I would simply concentrate on finding a safe, loving home for the kitten, rather than trying to fetch a high price for something based on 'rarity'


----------



## mellnoel (Feb 12, 2011)

i cant get it any bigger and it's not too clear but it's the best picture i have


----------



## Susan (Mar 29, 2010)

I can't see the picture...I just see a red "X" in a box.


----------



## Gloworm (Nov 19, 2010)

Also not displaying for me


----------



## my5kitties (Sep 13, 2005)

Susan said:


> I can't see the picture...I just see a red "X" in a box.





Gloworm said:


> Also not displaying for me


Me three, except I'm not even seeing a red "X".


----------



## Carmel (Nov 23, 2010)

my4kitties said:


> Me three, except I'm not even seeing a red "X".

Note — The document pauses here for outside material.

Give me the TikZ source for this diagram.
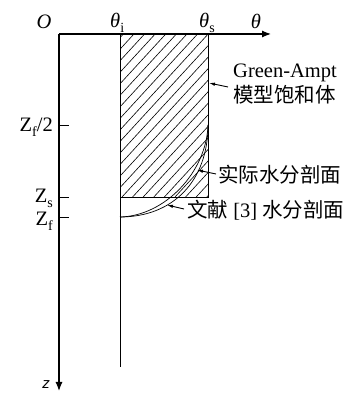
\documentclass[tikz,border=0pt]{standalone}
\usepackage{fontspec}
\setmainfont{Liberation Serif}
\newfontfamily\cjk{Noto Sans CJK SC}
\newfontfamily\zfont{Liberation Sans}
\usetikzlibrary{arrows.meta}
\newcommand\lsub[1]{\raisebox{-0.45ex}{\fontsize{14}{14}\selectfont #1}}
\begin{document}
\begin{tikzpicture}[x=1pt,y=1pt,
  lbl/.style={inner sep=0pt,font=\fontsize{20.5}{25}\selectfont},
  axis/.style={line width=1.2pt,-{Latex[length=9pt,width=7pt]}},
  pointer/.style={line width=0.9pt,-{Latex[length=6pt,width=3.5pt]}},
  thin line/.style={line width=0.9pt},
  hatch/.style={line width=0.6pt}]
\useasboundingbox (0,0) rectangle (351,394);
% coordinates
\coordinate (O) at (59,360);
\coordinate (thEnd) at (271,360);
\coordinate (zEnd) at (59,3);
\coordinate (iTop) at (120,360);
\coordinate (iBot) at (120,27);
\coordinate (rBL) at (120,197);
\coordinate (rTR) at (208,360);
\coordinate (cBot) at (120,177);
\coordinate (cTop) at (208,269);
% hatching
\begin{scope}
\clip (rBL) rectangle (rTR);
\foreach \i in {-20,...,12}
  \draw[hatch] (122+\i*10.6,197) -- ++(170,185);
\end{scope}
\draw[thin line] (rBL) rectangle (rTR);
\draw[thin line] (iTop) -- (iBot);
% axes
\draw[axis] (O) -- (thEnd);
\draw[axis] (O) -- (zEnd);
% ticks
\coordinate (t1) at (59,269); \coordinate (t1e) at (69,269);
\coordinate (t2) at (59,197); \coordinate (t2e) at (69,197);
\coordinate (t3) at (59,177); \coordinate (t3e) at (69,177);
\draw[thin line] (t1) -- (t1e);
\draw[thin line] (t2) -- (t2e);
\draw[thin line] (t3) -- (t3e);
% curves
\draw[line width=0.7pt] (cBot) .. controls (173,177) and (208,213) .. (cTop);
\draw[line width=0.7pt] (cBot) .. controls (165,178) and (206.5,222) .. (cTop);
% labels
\node[lbl,font=\fontsize{20.5}{25}\selectfont\itshape] (lO) at (44,372) {O};
\node[lbl,anchor=base west] (lti) at (110,366) {\textit{θ}\lsub{i}};
\node[lbl,anchor=base west] (lts) at (199,366) {\textit{θ}\lsub{s}};
\node[lbl,font=\fontsize{20.5}{25}\selectfont\itshape] (lt) at (256,373) {θ};
\node[lbl,anchor=base east] (lzf2) at (53,262) {Z\lsub{f}/2};
\node[lbl,anchor=base east] (lzs) at (53,191) {Z\lsub{s}};
\node[lbl,anchor=base east] (lzf) at (53,168) {Z\lsub{f}};
\node[lbl,font=\fontsize{15}{15}\selectfont\zfont\itshape] (lz) at (46,9) {z};
\node[lbl,anchor=north west,align=left] (lga) at (233,330) {Green-Ampt\\{\cjk 模型饱和体}};
\node[lbl,anchor=west] (lsj) at (218,219) {\cjk 实际水分剖面};
\node[lbl,anchor=west] (lwx) at (187,184) {{\cjk 文献} [3] {\cjk 水分剖面}};
% pointers
\coordinate (p1s) at (228,307); \coordinate (p1e) at (209,311);
\coordinate (p2s) at (216,220); \coordinate (p2e) at (197,224);
\coordinate (p3s) at (184,185); \coordinate (p3e) at (167,189);
\draw[pointer] (p1s) -- (p1e);
\draw[pointer] (p2s) -- (p2e);
\draw[pointer] (p3s) -- (p3e);
\end{tikzpicture}
\end{document}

I think it depends on your browser, maybe...

Clearly, no one is seeing the picture, though.

mellnoel, go to ImageShack® - Online Photo and Video Hosting and select Browse, find your image and select it then click Upload, once it has uploaded (might take about 30 seconds), click the Forum Code link, it'll get highlighted, and then copy it (press the keys Ctrl and C at the same time) and then paste it here (by pressing Ctrl and the letter V at the same time).


----------



## Heidi n Q (Nov 22, 2006)

When I click on the red x, this is what appears: http://www.catforum.com/forum/sspx0301
When I tried to click on it or copy/paste into another tab, it did not take me to a photo. 

I am going to try to place it between image tags to see if that helps:


----------



## marie73 (Jul 12, 2006)

Yes, that* x* is much brighter. :grin:


----------



## Heidi n Q (Nov 22, 2006)

*_snork_!*


----------